A major part of its charm is that the owners remain unaffected by their success in the movie world, although with some coaxing, they can be persuaded to show you pictures of the stars who featured - Dames Maggie Smith and Judi Dench, Celia Imrie, Bill Nighy, et al - but they are more interested in making sure your visit runs smoothly and talking about their personal passion - the exceptional horses stabled there - that visitors can ride.
You can stay at Ravla Khempur - regrettably, something I didn't have time to do - but I will definitely return to this peaceful oasis outside the bustle of Udaipur. It's a traditional Rajasthani family home and the home-cooked food is delicious. Sadly though, no garden here, although the owners say they're planning one in future. 
It's been a while since I posted, but I hope all readers have a wonderful 2017. I'll be back with more gardens soon.

Saturday, 29 October 2016

RIP - My husband and "Galloping" soulmate - Vivian Foster Raven

Dear Friends and Followers,
Thank you all for reading my garden travels over the last eight years.
It is with very deep regret that I write today to tell you that my husband and "Galloping" soulmate, died on 18 October. His funeral was yesterday.
Those of you who know me personally; worked with me; and travelled to foreign places at my side, know that I have cared for him for the last 10 years and found great solace in my travels to beautiful gardens all over the world, since he became unable to join me a few years back.
I will never forget Vivian and nor will any of you who were lucky enough to meet him personally. He was a remarkable soul - brave and upright, despite his prolonged battle with Huntington's Disease.
But there is a God somewhere, because in the last few weeks of his life, I was sent a strange and difficult gift from a higher plane.
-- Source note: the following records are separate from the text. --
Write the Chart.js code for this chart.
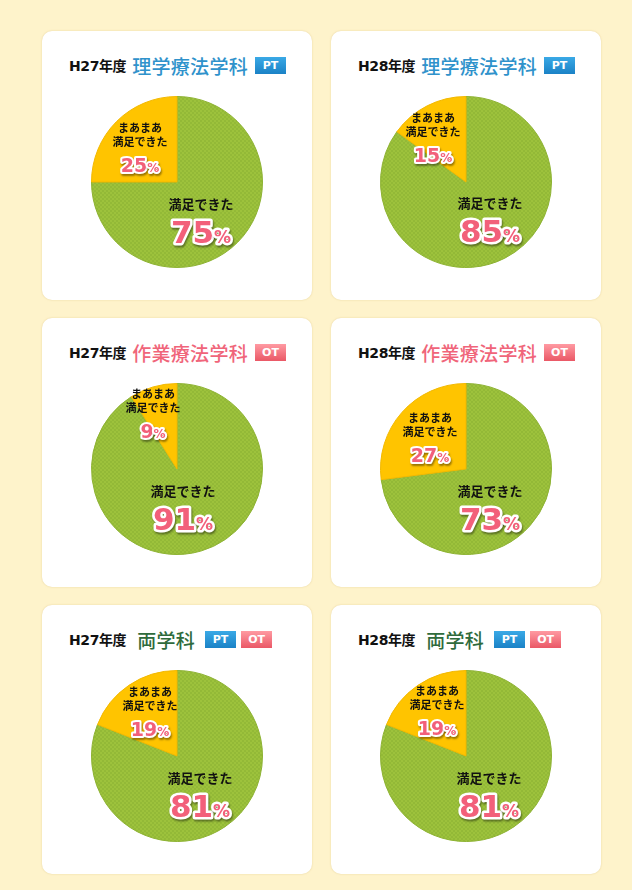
<!DOCTYPE html>
<html>
<head>
<meta charset="utf-8">
<script src="https://cdn.jsdelivr.net/npm/chart.js@4"></script>
<style>
html, body { margin: 0; padding: 0; }
body { width: 632px; height: 890px; background: #fef3cb; position: relative; overflow: hidden; font-family: "Noto Sans CJK JP", sans-serif; }
.card { position: absolute; width: 270px; height: 269px; background: #fff; border-radius: 10px; box-shadow: 0 0 2px rgba(214,190,120,0.6); }
.card canvas { position: absolute; left: 0; top: 51px; }
.ttl { position: absolute; left: 27px; top: 21px; height: 26px; display: flex; align-items: center; white-space: nowrap; }
.yr { font: bold 14px "DejaVu Sans", "Noto Sans CJK JP", sans-serif; color: #111; letter-spacing: -0.4px; }
.dp { font-size: 19px; font-weight: 500; margin-left: 6px; letter-spacing: 0.3px; }
.bd { display: inline-block; width: 31px; height: 17px; text-align: center; color: #fff; font: bold 11px "DejaVu Sans", sans-serif; line-height: 17px; margin-left: 7px; }
.pt { background: linear-gradient(#3aa9e6, #1b82c6); }
.ot { background: linear-gradient(#ff9aa2, #ea5866); }
</style>
</head>
<body>
<script>
// 各カードのデータ
const years = ['H27年度', 'H28年度', 'H27年度', 'H28年度', 'H27年度', 'H28年度'];
const depts = ['理学療法学科', '理学療法学科', '作業療法学科', '作業療法学科', '両学科', '両学科'];
const badges = [['PT'], ['PT'], ['OT'], ['OT'], ['PT', 'OT'], ['PT', 'OT']];
const categories = [['満足できた'], ['まあまあ', '満足できた']];
const satisfied = [75, 85, 91, 73, 81, 81];
const fairly = [25, 15, 9, 27, 19, 19];

// レイアウト（カード位置とラベル位置）
const cardX = [42, 331, 42, 331, 42, 331];
const cardY = [31, 31, 318, 318, 605, 605];
const deptColor = { '理学療法学科': '#2f92cb', '作業療法学科': '#f0657a', '両学科': '#2f6b3c' };
// [dx, dy] from pie centre: first text line of each slice
const labelPos = [
  [[24, 22], [-37, -54]],
  [[24, 21], [-33, -64]],
  [[6, 22], [-24, -75]],
  [[24, 22], [-36, -51]],
  [[23, 22], [-27, -64]],
  [[23, 22], [-29, -65]]
];

function greenPattern() {
  let c = document.createElement('canvas');
  c.width = 4; c.height = 4;
  let g = c.getContext('2d');
  g.fillStyle = '#9dc23c';
  g.fillRect(0, 0, 4, 4);
  g.fillStyle = '#93b937';
  g.fillRect(0, 0, 2, 2);
  g.fillRect(2, 2, 2, 2);
  return g.createPattern(c, 'repeat');
}

function drawPct(ctx, x, y, value, big) {
  let numFont = big ? 'bold 31px "DejaVu Sans"' : 'bold 19px "DejaVu Sans"';
  let pctFont = big ? 'bold 17px "DejaVu Sans"' : 'bold 12px "DejaVu Sans"';
  let num = String(value);
  ctx.font = numFont;
  let w1 = ctx.measureText(num).width;
  ctx.font = pctFont;
  let w2 = ctx.measureText('%').width;
  let x0 = x - (w1 + w2) / 2;
  let parts = [[num, numFont, x0], ['%', pctFont, x0 + w1]];
  ctx.textBaseline = 'alphabetic';
  ctx.textAlign = 'left';
  let base = y + (big ? 11 : 7);
  parts.forEach(function(p) {
    ctx.font = p[1];
    ctx.save();
    ctx.shadowColor = 'rgba(0,0,0,0.4)';
    ctx.shadowOffsetX = 1;
    ctx.shadowOffsetY = 2;
    ctx.shadowBlur = 2;
    ctx.lineJoin = 'round';
    ctx.lineWidth = big ? 5 : 4;
    ctx.strokeStyle = '#fff';
    ctx.strokeText(p[0], p[2], base);
    ctx.restore();
    ctx.fillStyle = '#f2607a';
    ctx.fillText(p[0], p[2], base);
  });
}

const labelPlugin = {
  id: 'sliceLabels',
  afterDatasetsDraw(chart) {
    let ctx = chart.ctx;
    let k = chart.options.cardIndex;
    let meta = chart.getDatasetMeta(0);
    let cx = meta.data[0].x, cy = meta.data[0].y;
    let vals = chart.data.datasets[0].data;
    ctx.save();
    vals.forEach(function(v, i) {
      let lines = categories[i];
      let ax = cx + labelPos[k][i][0];
      let ay = cy + labelPos[k][i][1];
      let big = i == 0;
      ctx.fillStyle = '#111';
      ctx.textAlign = 'center';
      ctx.textBaseline = 'middle';
      ctx.font = big ? 'bold 13px "Noto Sans CJK JP"' : 'bold 11px "Noto Sans CJK JP"';
      lines.forEach(function(t, j) {
        ctx.fillText(t, ax, ay + j * 14);
      });
      let py = ay + (lines.length - 1) * 14 + (big ? 28 : 23);
      drawPct(ctx, ax, py, v, big);
    });
    ctx.restore();
  }
};

const pattern = greenPattern();

for (let k = 0; k < years.length; k++) {
  let card = document.createElement('div');
  card.className = 'card';
  card.style.left = cardX[k] + 'px';
  card.style.top = cardY[k] + 'px';
  let ttl = '<div class="ttl"><span class="yr">' + years[k] + '</span>' +
    '<span class="dp" style="color:' + deptColor[depts[k]] + ';' + (depts[k] == '両学科' ? 'margin-left:11px;margin-right:5px;' : '') + '">' + depts[k] + '</span>';
  badges[k].forEach(function(b) {
    ttl += '<span class="bd ' + b.toLowerCase() + '"' + (badges[k].length > 1 ? ' style="margin-left:5px"' : '') + '>' + b + '</span>';
  });
  ttl += '</div>';
  card.innerHTML = ttl + '<canvas width="270" height="200"></canvas>';
  document.body.appendChild(card);

  new Chart(card.querySelector('canvas'), {
    type: 'pie',
    data: {
      labels: categories.map(function(c) { return c.join(''); }),
      datasets: [{
        data: [satisfied[k], fairly[k]],
        backgroundColor: [pattern, '#ffc400'],
        borderColor: ['#8db232', '#f2b800'],
        borderWidth: 1
      }]
    },
    options: {
      cardIndex: k,
      responsive: false,
      animation: false,
      layout: { padding: 14 },
      plugins: { legend: { display: false }, tooltip: { enabled: false } }
    },
    plugins: [labelPlugin]
  });
}
</script>
</body>
</html>
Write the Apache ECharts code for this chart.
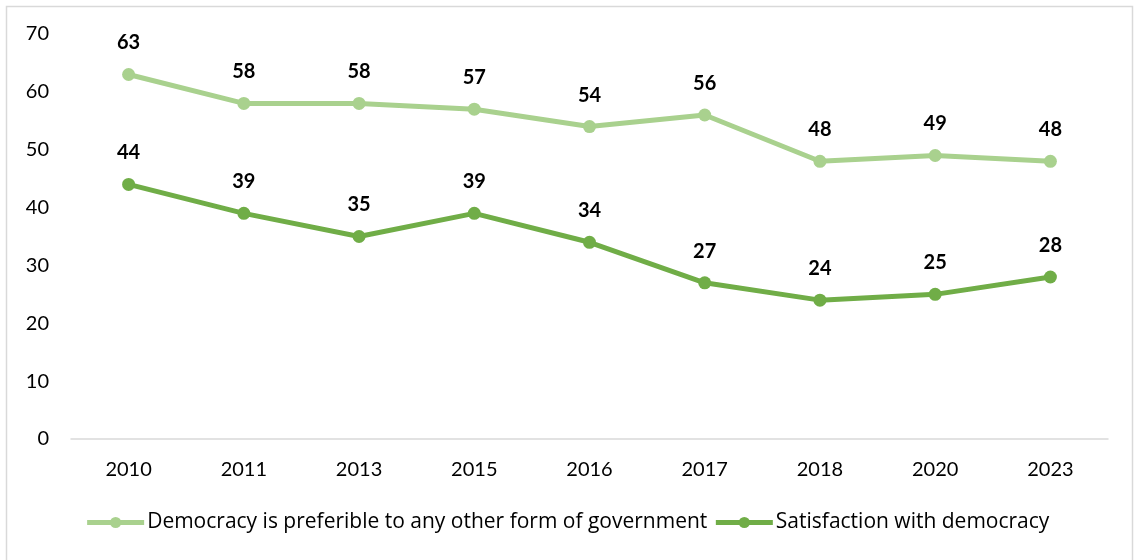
<!DOCTYPE html>
<html><head><meta charset="utf-8">
<script src="https://cdn.jsdelivr.net/npm/echarts@6/dist/echarts.min.js"></script>
<style>html,body{margin:0;padding:0;background:#fff}#c{width:1134px;height:560px}</style>
</head><body><div id="c"></div>
<script>
const categories = ['2010','2011','2013','2015','2016','2017','2018','2020','2023'];
const preferable = [63,58,58,57,54,56,48,49,48];
const satisfaction = [44,39,35,39,34,27,24,25,28];
const seriesNames = ['Democracy is preferible to any other form of government','Satisfaction with democracy'];
const yTicks = [0,10,20,30,40,50,60,70];

const font = 'Lato, "Open Sans", sans-serif';
const chart = echarts.init(document.getElementById('c'));
function mk(name, data, color){
  return {
    name, type:'line', data, symbol:'circle', symbolSize:13,
    lineStyle:{color, width:5}, itemStyle:{color},
    label:{show:true, position:'top', distance:15, color:'#000', fontWeight:'bold', fontSize:20, fontFamily:font},
    emphasis:{disabled:true}, animation:false
  };
}
chart.setOption({
  animation:false,
  graphic:[{type:'rect', shape:{x:6.5,y:6.5,width:1126,height:560}, style:{fill:'none', stroke:'#d9d9d9', lineWidth:1.5}, silent:true}],
  grid:{left:71, right:26, top:34, bottom:121, containLabel:false},
  xAxis:{type:'category', data:categories, boundaryGap:true,
    axisLine:{lineStyle:{color:'#d9d9d9', width:1.5}}, axisTick:{show:false},
    axisLabel:{color:'#000', fontSize:20, fontFamily:font, margin:21}},
  yAxis:{type:'value', min:yTicks[0], max:yTicks[yTicks.length-1], interval:10,
    splitLine:{show:false}, axisLine:{show:false}, axisTick:{show:false},
    axisLabel:{color:'#000', fontSize:20, fontFamily:font, margin:22}},
  legend:{bottom:22, left:'center', itemWidth:57, itemHeight:14, itemGap:6,
    lineStyle:{width:5},
    textStyle:{color:'#000', fontSize:21, fontFamily:'"Open Sans", sans-serif', padding:[0,0,0,-2]},
    data:seriesNames},
  series:[mk(seriesNames[0], preferable, '#a9d18e'), mk(seriesNames[1], satisfaction, '#70ad47')]
});
</script></body></html>
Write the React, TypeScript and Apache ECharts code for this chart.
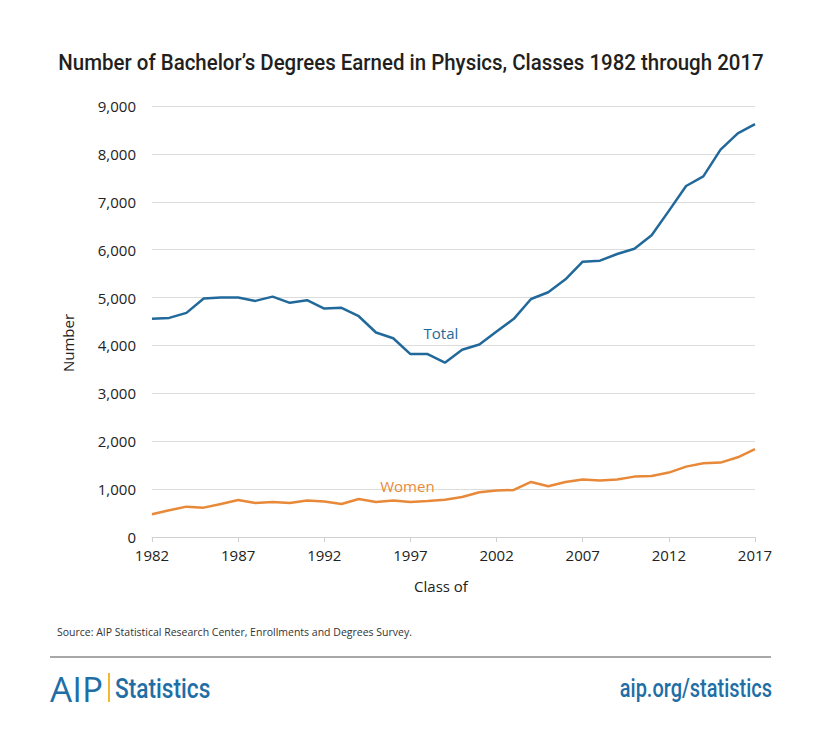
import React, { useEffect, useRef } from "react";
import * as echarts from "echarts";

const years: string[] = [];
for (let y = 1982; y <= 2017; y++) years.push(String(y));

const totalValues = [
  4555, 4575, 4680, 4980, 5000, 5000, 4930, 5020, 4890, 4945, 4770, 4785,
  4610, 4270, 4150, 3820, 3820, 3640, 3910, 4020, 4290, 4555, 4970, 5110,
  5380, 5750, 5770, 5910, 6020, 6300, 6810, 7330, 7530, 8090, 8430, 8620,
];

const womenValues = [
  474, 557, 634, 613, 690, 773, 711, 732, 711, 760, 739, 690, 794, 732, 760,
  732, 753, 780, 836, 934, 969, 983, 1150, 1059, 1150, 1199, 1178, 1199, 1261,
  1275, 1345, 1470, 1540, 1554, 1665, 1833,
];

const yTicks = [0, 1000, 2000, 3000, 4000, 5000, 6000, 7000, 8000, 9000];

const TITLE = "Number of Bachelor’s Degrees Earned in Physics, Classes 1982 through 2017";
const SOURCE = "Source: AIP Statistical Research Center, Enrollments and Degrees Survey.";

const BLUE = "#22699b";
const ORANGE = "#e8893a";
const BRAND = "#1f6ea6";
const FONT = "'Open Sans', 'Noto Sans', sans-serif";
const NARROW = "Roboto, sans-serif";

export default function App() {
  const ref = useRef<HTMLDivElement>(null);
  useEffect(() => {
    if (!ref.current) return;
    const chart = echarts.init(ref.current, undefined, { renderer: "svg" });
    chart.setOption({
      animation: false,
      backgroundColor: "#ffffff",
      textStyle: { fontFamily: FONT },
      grid: { left: 152, right: 65, top: 106, bottom: 200, containLabel: false },
      xAxis: {
        type: "category",
        data: years,
        boundaryGap: false,
        axisLine: { lineStyle: { color: "#d0d0d0", width: 1 } },
        axisTick: { show: true, interval: 4, length: 5, lineStyle: { color: "#d0d0d0" } },
        axisLabel: { interval: 4, fontSize: 15, color: "#222", margin: 10, fontFamily: FONT },
        splitLine: { show: false },
      },
      yAxis: {
        type: "value",
        min: yTicks[0],
        max: yTicks[yTicks.length - 1],
        interval: 1000,
        axisLine: { show: false },
        axisTick: { show: false },
        axisLabel: {
          fontSize: 15,
          color: "#222",
          margin: 16,
          fontFamily: FONT,
          formatter: (v: number) => v.toLocaleString("en-US"),
        },
        splitLine: { lineStyle: { color: "#dcdcdc", width: 1 } },
      },
      graphic: [
        {
          type: "text",
          x: 411,
          y: 62,
          scaleX: 0.93,
          style: {
            text: TITLE,
            fontSize: 22,
            fontFamily: NARROW,
            fontWeight: 500,
            fill: "#231f20",
            align: "center",
            verticalAlign: "middle",
          },
        },
        {
          type: "text",
          x: 68,
          y: 343,
          rotation: Math.PI / 2,
          style: {
            text: "Number",
            fontSize: 15,
            fontFamily: FONT,
            fill: "#222",
            align: "center",
            verticalAlign: "middle",
          },
        },
        {
          type: "text",
          x: 441,
          y: 586,
          style: {
            text: "Class of",
            fontSize: 15,
            fontFamily: FONT,
            fill: "#222",
            align: "center",
            verticalAlign: "middle",
          },
        },
        {
          type: "text",
          x: 57,
          y: 632,
          style: { text: SOURCE, fontSize: 10.5, fontFamily: FONT, fill: "#333", verticalAlign: "middle" },
        },
        {
          type: "line",
          shape: { x1: 50, y1: 657, x2: 771, y2: 657 },
          style: { stroke: "#a8a8a8", lineWidth: 2 },
        },
        {
          type: "text",
          x: 50,
          y: 688,
          style: {
            text: "AIP",
            fontSize: 35,
            fontFamily: FONT,
            fill: BRAND,
            verticalAlign: "middle",
            fontWeight: 500,
          },
        },
        {
          type: "rect",
          shape: { x: 108, y: 673, width: 2, height: 29 },
          style: { fill: "#f5b82e" },
        },
        {
          type: "text",
          x: 115,
          y: 689,
          scaleX: 0.84,
          style: {
            text: "Statistics",
            fontSize: 27,
            fontFamily: NARROW,
            fontWeight: 500,
            fill: BRAND,
            verticalAlign: "middle",
          },
        },
        {
          type: "text",
          x: 772,
          y: 689,
          scaleX: 0.8,
          style: {
            text: "aip.org/statistics",
            fontSize: 25,
            fontFamily: NARROW,
            fontWeight: 500,
            fill: BRAND,
            align: "right",
            verticalAlign: "middle",
          },
        },
      ],
      series: [
        {
          name: "Total",
          type: "line",
          data: totalValues,
          symbol: "none",
          lineStyle: { color: BLUE, width: 2.5 },
          itemStyle: { color: BLUE },
          markPoint: {
            symbol: "circle",
            symbolSize: 0,
            data: [{ coord: ["1999", 4260] }],
            label: {
              show: true,
              formatter: "Total",
              color: BLUE,
              fontSize: 15,
              fontFamily: FONT,
              position: "inside",
              offset: [-4, 0],
            },
          },
        },
        {
          name: "Women",
          type: "line",
          data: womenValues,
          symbol: "none",
          lineStyle: { color: ORANGE, width: 2.5 },
          itemStyle: { color: ORANGE },
          markPoint: {
            symbol: "circle",
            symbolSize: 0,
            data: [{ coord: ["1997", 1065] }],
            label: {
              show: true,
              formatter: "Women",
              color: ORANGE,
              fontSize: 15,
              fontFamily: FONT,
              position: "inside",
              offset: [-3, 0],
            },
          },
        },
      ],
    });
    return () => chart.dispose();
  }, []);
  return (
    <div
      ref={ref}
      style={{ position: "absolute", left: 0, top: 0, width: 820, height: 737 }}
    />
  );
}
I was travelling in Italy with Victoria Summerley and Marty Wingate, when I fell and shattered my heel. 
That accident prevented me from travelling on to a contract in Australia and, as a result, I was here with my husband at the end of his life.
Our "Galloping Gardener" travels were a wonderful way of dealing with his increasing ill health. Gardens are a great source of joy ... especially in the sunshine ... and we visited many gardens across the globe together during our marriage.
I hope to visit more gardens when I find the strength to do so and am released from the plaster cast that has already been part of my life for five weeks.
And I hope that for all of you who have followed me for the last eight years, you will find the great joy that I found with my beloved husband on our travels.
Gardens and green spaces are a wonderful tonic, whatever you face in life. Enjoy them whenever you can.
And thank you all for following me.
Charlotte aka The Galloping Gardener.